_Work to be completed_
Working from the data below, reproduce exactly the lines starting at the one that holds "Output the Python" and ending at the one that holds "fig = plt.figure(figsize=(W". Pictures are excluded.

>> START Material

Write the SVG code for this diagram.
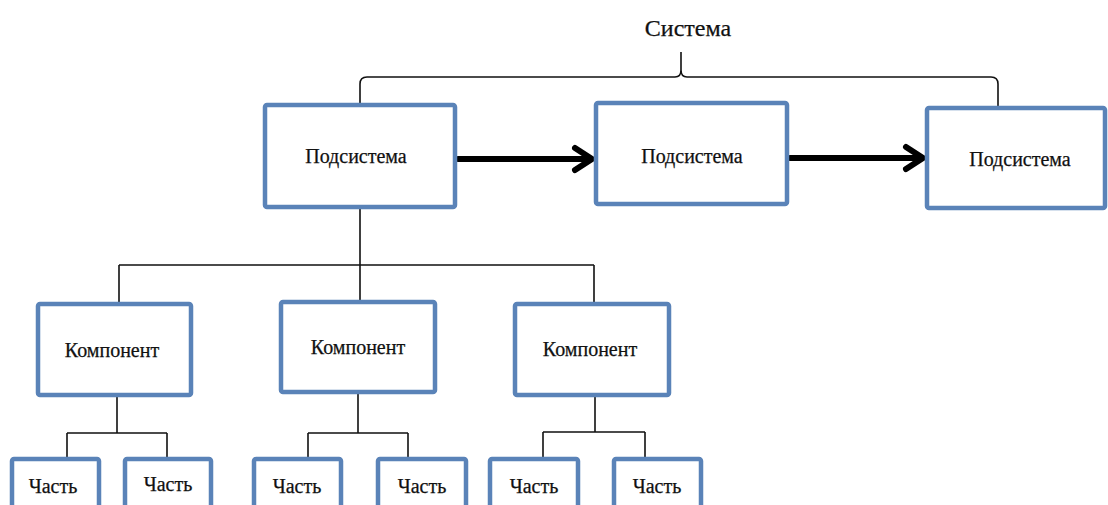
<svg xmlns="http://www.w3.org/2000/svg" width="1108" height="505" viewBox="0 0 1108 505">
<style>
.box{fill:#fff;stroke:#5a83b8;stroke-width:4.5;}
.t{font-family:"Liberation Serif","Times New Roman",serif;font-size:20px;fill:#111;stroke:#111;stroke-width:0.25;text-anchor:middle;}
.ln{fill:none;stroke:#111;stroke-width:1.6;}
.ar{fill:none;stroke:#000;stroke-width:6;stroke-linecap:round;stroke-linejoin:round;}
</style>
<rect width="1108" height="505" fill="#fff"/>
<g id="connectors">
<path class="ln" d="M360,103 V84 Q360,77 367,77 H675 Q681,77 681,70 V52 M681,70 Q681,77 687,77 H991 Q998,77 998,84 V108"/>
<path class="ln" d="M360,209 V265 M119,265 H594 M119,265 V304 M360,265 V302 M594,265 V304"/>
<path class="ln" d="M117,397 V433 M67,433 H167 M67,433 V459 M167,433 V459"/>
<path class="ln" d="M358,394 V433 M308,433 H408 M308,433 V459 M408,433 V459"/>
<path class="ln" d="M595,397 V432 M543,432 H645 M543,432 V459 M645,432 V459"/>
<path class="ar" d="M458,159 H591 M575,148 L592,159 L575,170"/>
<path class="ar" d="M790,158 H922 M906,147 L923,158 L906,169"/>
</g>
<g id="sistema"><text class="t" x="688" y="36" style="font-size:24px">Система</text></g>
<g id="sub1"><rect class="box" x="265" y="105" width="190" height="102" rx="2"/><text class="t" x="356" y="163">Подсистема</text></g>
<g id="sub2"><rect class="box" x="596" y="103" width="191" height="101" rx="2"/><text class="t" x="692" y="163">Подсистема</text></g>
<g id="sub3"><rect class="box" x="927" y="108" width="178" height="100" rx="2"/><text class="t" x="1020" y="166">Подсистема</text></g>
<g id="comp1"><rect class="box" x="38" y="304" width="153" height="91" rx="2"/><text class="t" x="112" y="357">Компонент</text></g>
<g id="comp2"><rect class="box" x="281" y="302" width="154" height="90" rx="2"/><text class="t" x="358" y="354">Компонент</text></g>
<g id="comp3"><rect class="box" x="515" y="304" width="154" height="91" rx="2"/><text class="t" x="590" y="356">Компонент</text></g>
<g id="part1"><rect class="box" x="12" y="459" width="87" height="60" rx="2"/><text class="t" x="53" y="493">Часть</text></g>
<g id="part2"><rect class="box" x="125" y="459" width="86" height="60" rx="2"/><text class="t" x="168" y="491">Часть</text></g>
<g id="part3"><rect class="box" x="254" y="459" width="87" height="60" rx="2"/><text class="t" x="297" y="493">Часть</text></g>
<g id="part4"><rect class="box" x="378" y="459" width="88" height="60" rx="2"/><text class="t" x="422" y="493">Часть</text></g>
<g id="part5"><rect class="box" x="490" y="459" width="88" height="60" rx="2"/><text class="t" x="534" y="493">Часть</text></g>
<g id="part6"><rect class="box" x="614" y="459" width="87" height="60" rx="2"/><text class="t" x="657" y="493">Часть</text></g>
</svg>
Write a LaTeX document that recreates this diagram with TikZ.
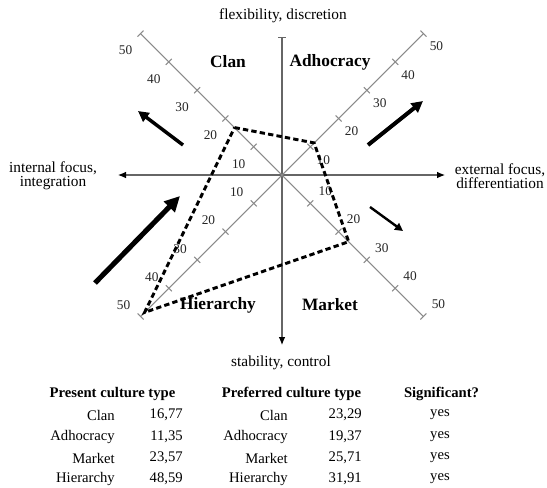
\documentclass[tikz,border=0pt]{standalone}
\usepackage{fontspec}
\setmainfont{Liberation Serif}
\usetikzlibrary{arrows.meta,calc}
\definecolor{axisgray}{HTML}{666666}
\definecolor{diaggray}{HTML}{8A8A8A}
\begin{document}
\begin{tikzpicture}[x=0.75pt,y=-0.75pt,
  axisline/.style={draw=axisgray,line width=0.8pt},
  diagline/.style={draw=diaggray,line width=0.8pt},
  ticklabel/.style={font=\fontsize{10}{11}\selectfont,text=black!85,inner sep=0pt},
  axislabel/.style={font=\fontsize{11.5}{10.8}\selectfont,align=center,inner sep=0pt},
  quadlabel/.style={font=\fontsize{13}{14}\selectfont\bfseries,inner sep=0pt},
  datapoly/.style={draw=black,line width=2.2pt,dash pattern=on 4pt off 2.4pt},
  tabhead/.style={font=\fontsize{11}{12}\selectfont\bfseries,inner sep=0pt},
  tabcell/.style={font=\fontsize{11}{12}\selectfont,inner sep=0pt},
  bigarrow/.style={draw=black}
]
\useasboundingbox (0,0) rectangle (547,487);

% main axes
\coordinate (O) at (282,175);
\coordinate (T) at (282,37);
\coordinate (B) at (282,345);
\coordinate (L) at (118,175);
\coordinate (R) at (445,175);
\draw[axisline,{Bar[width=6pt]}-{Latex[length=6pt,width=5pt,color=black]}] (T) -- (B);
\draw[axisline,{Latex[length=6pt,width=5pt,color=black]}-{Latex[length=6pt,width=5pt,color=black]}] (L) -- (R);

% diagonal axes with ticks and labels
\foreach \n/\dx/\dy/\ox/\oy in {clan/-1/-1/-15/17, adh/1/-1/13/13, mkt/1/1/15/-12, hier/-1/1/-17/-11}{
  \coordinate (\n end) at ($(O)+(\dx*141.42,\dy*141.42)$);
  \draw[diagline] (O) -- (\n end);
  \pgfmathsetmacro\px{\dy*3}
  \pgfmathsetmacro\py{-1*\dx*3}
  \foreach \k in {1,...,5}{
    \pgfmathsetmacro\d{\k*28.284}
    \coordinate (\n t\k) at ($(O)+(\dx*\d,\dy*\d)$);
    \draw[diagline] ($(\n t\k)+(\px,\py)$) -- ($(\n t\k)-(\px,\py)$);
    \node[ticklabel] (\n l\k) at ($(\n t\k)+(\ox,\oy)$) {\k0};
  }
}

% axis labels
\node[axislabel] (top) at (283,16) {flexibility, discretion};
\node[axislabel] (bottom) at (281,363) {stability, control};
\node[axislabel] (left) at (53,176) {internal focus,\\integration};
\node[axislabel] (right) at (500,176) {external focus,\\differentiation};

% quadrant labels
\node[quadlabel] (qclan) at (228,62) {Clan};
\node[quadlabel] (qadh) at (330,62) {Adhocracy};
\node[quadlabel] (qhier) at (218,305) {Hierarchy};
\node[quadlabel] (qmkt) at (330,305) {Market};

% data polygon
\coordinate (pc) at (234.57,127.57);
\coordinate (pa) at (314.10,142.90);
\coordinate (pm) at (348.67,241.67);
\coordinate (ph) at (144.57,312.43);
\draw[datapoly] (pc) -- (pa) -- (pm) -- (ph) -- cycle;

% movement arrows
\coordinate (a1s) at (183,145); \coordinate (a1e) at (138,111);
\coordinate (a2s) at (95,283);  \coordinate (a2e) at (180,196);
\coordinate (a3s) at (368,145); \coordinate (a3e) at (423,101);
\coordinate (a4s) at (370,207); \coordinate (a4e) at (403,231);
\draw[bigarrow,line width=2.6pt,-{Triangle[length=8pt,width=8pt]}] (a1s) -- (a1e);
\draw[bigarrow,line width=3.8pt,-{Triangle[length=11.5pt,width=11pt]}] (a2s) -- (a2e);
\draw[bigarrow,line width=3pt,-{Triangle[length=8.5pt,width=8.5pt]}] (a3s) -- (a3e);
\draw[bigarrow,line width=1.8pt,-{Triangle[length=6pt,width=6pt]}] (a4s) -- (a4e);

% table
\node[tabhead] (h1) at (112.5,394) {Present culture type};
\node[tabhead] (h2) at (291.5,394) {Preferred culture type};
\node[tabhead] (h3) at (441.5,394) {Significant?};
\foreach \i/\y/\nm/\va/\vb in {1/415/Clan/{16,77}/{23,29}, 2/437/Adhocracy/{11,35}/{19,37}, 3/458/Market/{23,57}/{25,71}, 4/479/Hierarchy/{48,59}/{31,91}}{
  \node[tabcell,anchor=east] (n1\i) at (115,\y) {\nm};
  \node[tabcell,anchor=east] (v1\i) at (183,\y) {\va};
  \node[tabcell,anchor=east] (n2\i) at (288,\y) {\nm};
  \node[tabcell,anchor=east] (v2\i) at (362,\y) {\vb};
  \node[tabcell] (s\i) at (440,\y) {yes};
}
\end{tikzpicture}
\end{document}
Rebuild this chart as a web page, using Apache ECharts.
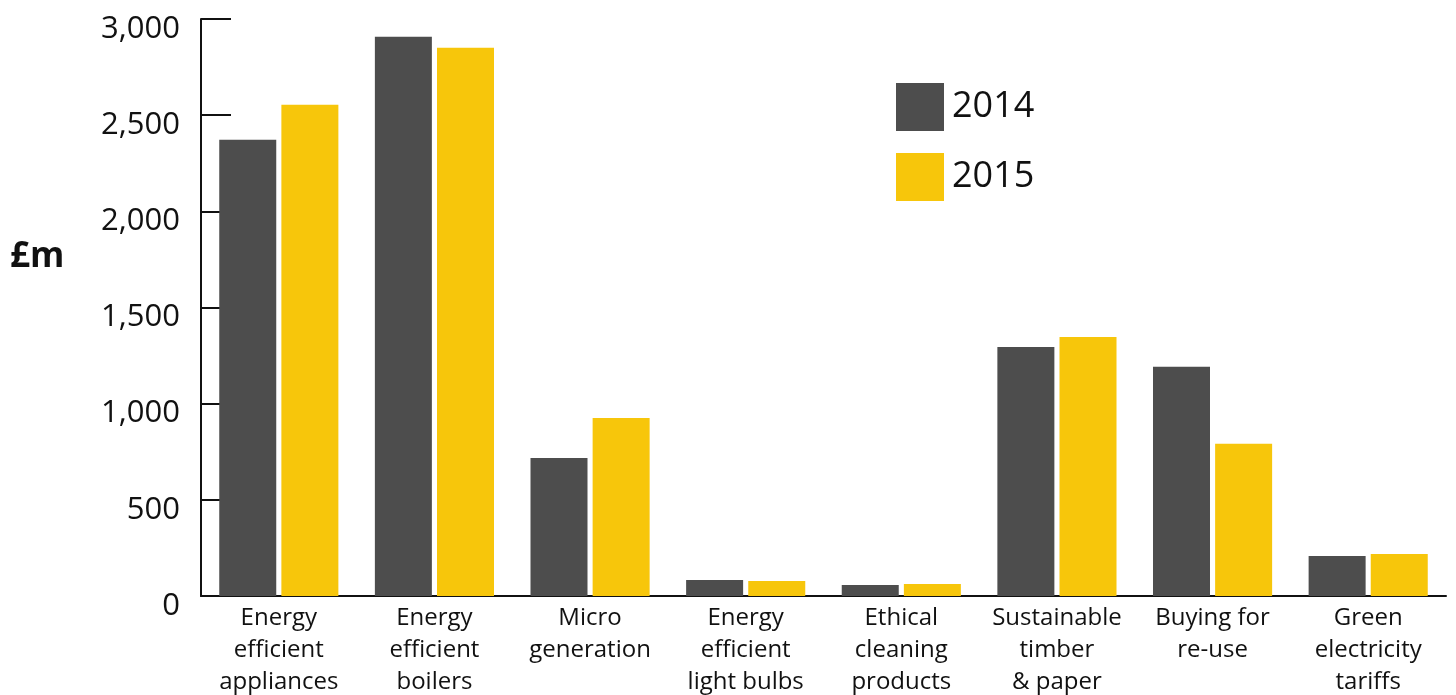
<!DOCTYPE html>
<html>
<head>
<meta charset="utf-8">
<script src="https://cdn.jsdelivr.net/npm/echarts@6/dist/echarts.min.js"></script>
<style>
html,body{margin:0;padding:0;background:#fff;}
#chart{width:1456px;height:695px;}
</style>
</head>
<body>
<div id="chart"></div>
<script>
const categories = [
  'Energy\nefficient\nappliances',
  'Energy\nefficient\nboilers',
  'Micro\ngeneration',
  'Energy\nefficient\nlight bulbs',
  'Ethical\ncleaning\nproducts',
  'Sustainable\ntimber\n& paper',
  'Buying for\nre-use',
  'Green\nelectricity\ntariffs'
];
const seriesNames = ['2014', '2015'];
const values2014 = [2372, 2908, 718, 83, 57, 1295, 1192, 208];
const values2015 = [2554, 2851, 926, 78, 62, 1347, 791, 218];
const yTicks = [0, 500, 1000, 1500, 2000, 2500, 3000];

const FONT = '"Open Sans", "Noto Sans", sans-serif';
const chart = echarts.init(document.getElementById('chart'), null, {renderer: 'canvas'});
chart.setOption({
  animation: false,
  backgroundColor: '#ffffff',
  grid: {left: 201, right: 10, top: 19, bottom: 99, containLabel: false, outerBoundsMode: 'none'},
  legend: {
    orient: 'vertical',
    left: 896,
    top: 83,
    padding: 0,
    itemWidth: 48,
    itemHeight: 48,
    itemGap: 22,
    icon: 'rect',
    data: seriesNames,
    textStyle: {fontFamily: FONT, fontSize: 36, color: '#111', padding: [6, 0, 0, 3]}
  },
  graphic: [{
    type: 'text',
    left: 10,
    top: 240,
    style: {text: '£m', font: 'bold 35px ' + FONT, fill: '#111'}
  }],
  xAxis: {
    type: 'category',
    data: categories,
    axisLine: {lineStyle: {color: '#111', width: 2}},
    axisTick: {inside: true, length: 14, lineStyle: {color: '#111', width: 2}},
    axisLabel: {fontFamily: FONT, fontSize: 24, lineHeight: 32, color: '#111', margin: 6, interval: 0}
  },
  yAxis: {
    type: 'value',
    min: 0,
    max: 3000,
    interval: 500,
    splitLine: {show: false},
    axisLine: {show: true, lineStyle: {color: '#111', width: 2}},
    axisTick: {show: true, inside: true, length: 30, lineStyle: {color: '#111', width: 2}},
    axisLabel: {
      fontFamily: FONT, fontSize: 31, color: '#111', margin: 21,
      verticalAlign: 'top', lineHeight: 20,
      formatter: function (v) { return yTicks.indexOf(v) >= 0 ? v.toLocaleString('en-GB') : ''; }
    }
  },
  series: [
    {name: seriesNames[0], type: 'bar', data: values2014, barWidth: 57, barGap: '9%', itemStyle: {color: '#4d4d4d'}},
    {name: seriesNames[1], type: 'bar', data: values2015, barWidth: 57, barGap: '9%', itemStyle: {color: '#f7c60b'}}
  ]
});
</script>
</body>
</html>
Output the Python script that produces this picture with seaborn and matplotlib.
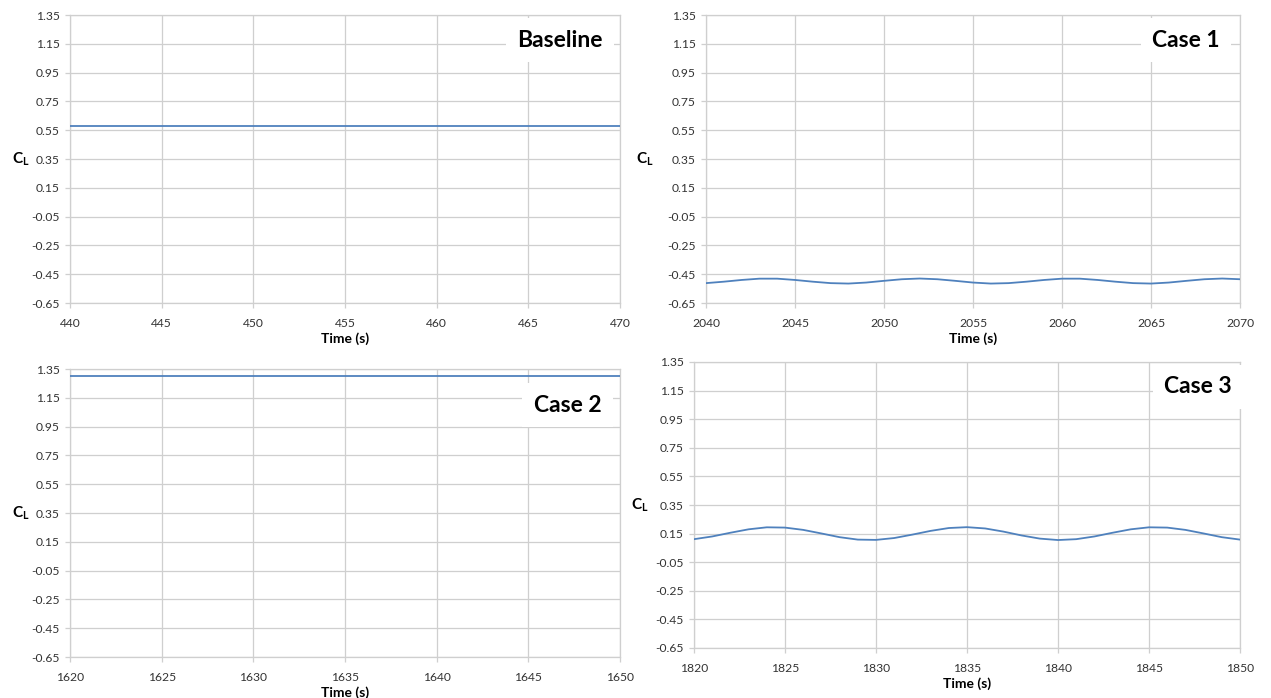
import numpy as np
import pandas as pd
import matplotlib
matplotlib.use("Agg")
import matplotlib.pyplot as plt
import seaborn as sns

# --- data ---
y_ticks = [-0.65, -0.45, -0.25, -0.05, 0.15, 0.35, 0.55, 0.75, 0.95, 1.15, 1.35]

baseline_t = [440, 470]
baseline_cl = [0.58, 0.58]

case1_t = list(range(2040, 2071))
case1_cl = [-0.512, -0.502, -0.490, -0.481, -0.481, -0.490, -0.502, -0.512,
            -0.515, -0.508, -0.496, -0.485, -0.480, -0.485, -0.496, -0.508,
            -0.515, -0.512, -0.502, -0.490, -0.481, -0.481, -0.490, -0.502,
            -0.512, -0.515, -0.508, -0.496, -0.485, -0.480, -0.485]

case2_t = [1620, 1650]
case2_cl = [1.30, 1.30]

case3_t = list(range(1820, 1851))
case3_cl = [0.111, 0.130, 0.156, 0.180, 0.194, 0.192, 0.176, 0.151, 0.125,
            0.108, 0.106, 0.119, 0.143, 0.169, 0.189, 0.195, 0.186, 0.164,
            0.137, 0.115, 0.105, 0.111, 0.130, 0.156, 0.180, 0.194, 0.192,
            0.176, 0.151, 0.125, 0.108]

titles = ["Baseline", "Case 1", "Case 2", "Case 3"]

sns.set_theme(style="whitegrid")
plt.rcParams["font.family"] = ["Lato", "DejaVu Sans"]
plt.rcParams["mathtext.fontset"] = "custom"
plt.rcParams["mathtext.bf"] = "Lato:bold"
plt.rcParams["mathtext.rm"] = "Lato"

LINE = "#4f81bd"
GRID = "#cfcfcf"
TEXT = "#333333"

W, H = 1271, 698
fig = plt.figure(figsize=(W / 100, H / 100), dpi=100)


def make_axes(x0, x1, y0, y1):
    """
    Build an axes from pixel box (top-left origin)
    """
    return fig.add_axes([x0 / W, (H - y1) / H, (x1 - x0) / W, (y1 - y0) / H])


panels = [
    # axes pixel box, data, x-range, ylabel x, title pos
    ((70, 620, 15, 303), baseline_t, baseline_cl, (440, 470), -0.09, (0.891, 0.913)),
    ((706, 1240, 15, 303), case1_t, case1_cl, (2040, 2070), -0.114, (0.899, 0.913)),
    ((70, 620, 369, 657), case2_t, case2_cl, (1620, 1650), -0.09, (0.905, 0.875)),
    ((694, 1240, 362, 648), case3_t, case3_cl, (1820, 1850), -0.099, (0.923, 0.913)),
]

for (box, t, cl, xr, ylx, tpos), title in zip(panels, titles):
    ax = make_axes(*box)
    df = pd.DataFrame({"t": t, "cl": cl})
    sns.lineplot(data=df, x="t", y="cl", ax=ax, color=LINE, linewidth=1.3, zorder=3)
    ax.set_xlim(*xr)
    ax.set_ylim(y_ticks[0], y_ticks[-1])
    ax.set_xticks(np.arange(xr[0], xr[1] + 1, 5))
    ax.set_yticks(y_ticks)
    ax.set_yticklabels(["{:.2f}".format(v) for v in y_ticks])
    ax.grid(True, color=GRID, linewidth=0.9)
    for sp in ax.spines.values():
        sp.set_color(GRID)
        sp.set_linewidth(0.9)
    ax.tick_params(axis="both", which="both", length=3.5, width=0.9, color=GRID,
                   labelsize=8.7, labelcolor=TEXT, pad=4, bottom=True, left=True)
    ax.tick_params(axis="x", pad=7)
    ax.set_xlabel("Time (s)", fontsize=10, fontweight="bold", color="black", labelpad=3)
    ax.set_ylabel(r"$\mathbf{C_L}$", fontsize=11, rotation=0, color="black")
    ax.yaxis.set_label_coords(ylx, 0.5)
    ax.yaxis.label.set_verticalalignment("center")
    ax.text(tpos[0], tpos[1], title, transform=ax.transAxes, ha="center", va="center",
            fontsize=16.5, fontweight="bold", color="black", zorder=6,
            bbox=dict(boxstyle="square,pad=0.5", fc="white", ec="none"))

fig.savefig("out.png", dpi=100, facecolor="white")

>> END Material

_Solution for this task_
Output the Python script that produces this picture with seaborn and matplotlib.
import numpy as np
import pandas as pd
import matplotlib
matplotlib.use("Agg")
import matplotlib.pyplot as plt
import seaborn as sns

# --- data ---
y_ticks = [-0.65, -0.45, -0.25, -0.05, 0.15, 0.35, 0.55, 0.75, 0.95, 1.15, 1.35]

baseline_t = [440, 470]
baseline_cl = [0.58, 0.58]

case1_t = list(range(2040, 2071))
case1_cl = [-0.512, -0.502, -0.490, -0.481, -0.481, -0.490, -0.502, -0.512,
            -0.515, -0.508, -0.496, -0.485, -0.480, -0.485, -0.496, -0.508,
            -0.515, -0.512, -0.502, -0.490, -0.481, -0.481, -0.490, -0.502,
            -0.512, -0.515, -0.508, -0.496, -0.485, -0.480, -0.485]

case2_t = [1620, 1650]
case2_cl = [1.30, 1.30]

case3_t = list(range(1820, 1851))
case3_cl = [0.111, 0.130, 0.156, 0.180, 0.194, 0.192, 0.176, 0.151, 0.125,
            0.108, 0.106, 0.119, 0.143, 0.169, 0.189, 0.195, 0.186, 0.164,
            0.137, 0.115, 0.105, 0.111, 0.130, 0.156, 0.180, 0.194, 0.192,
            0.176, 0.151, 0.125, 0.108]

titles = ["Baseline", "Case 1", "Case 2", "Case 3"]

sns.set_theme(style="whitegrid")
plt.rcParams["font.family"] = ["Lato", "DejaVu Sans"]
plt.rcParams["mathtext.fontset"] = "custom"
plt.rcParams["mathtext.bf"] = "Lato:bold"
plt.rcParams["mathtext.rm"] = "Lato"

LINE = "#4f81bd"
GRID = "#cfcfcf"
TEXT = "#333333"

W, H = 1271, 698
fig = plt.figure(figsize=(W / 100, H / 100), dpi=100)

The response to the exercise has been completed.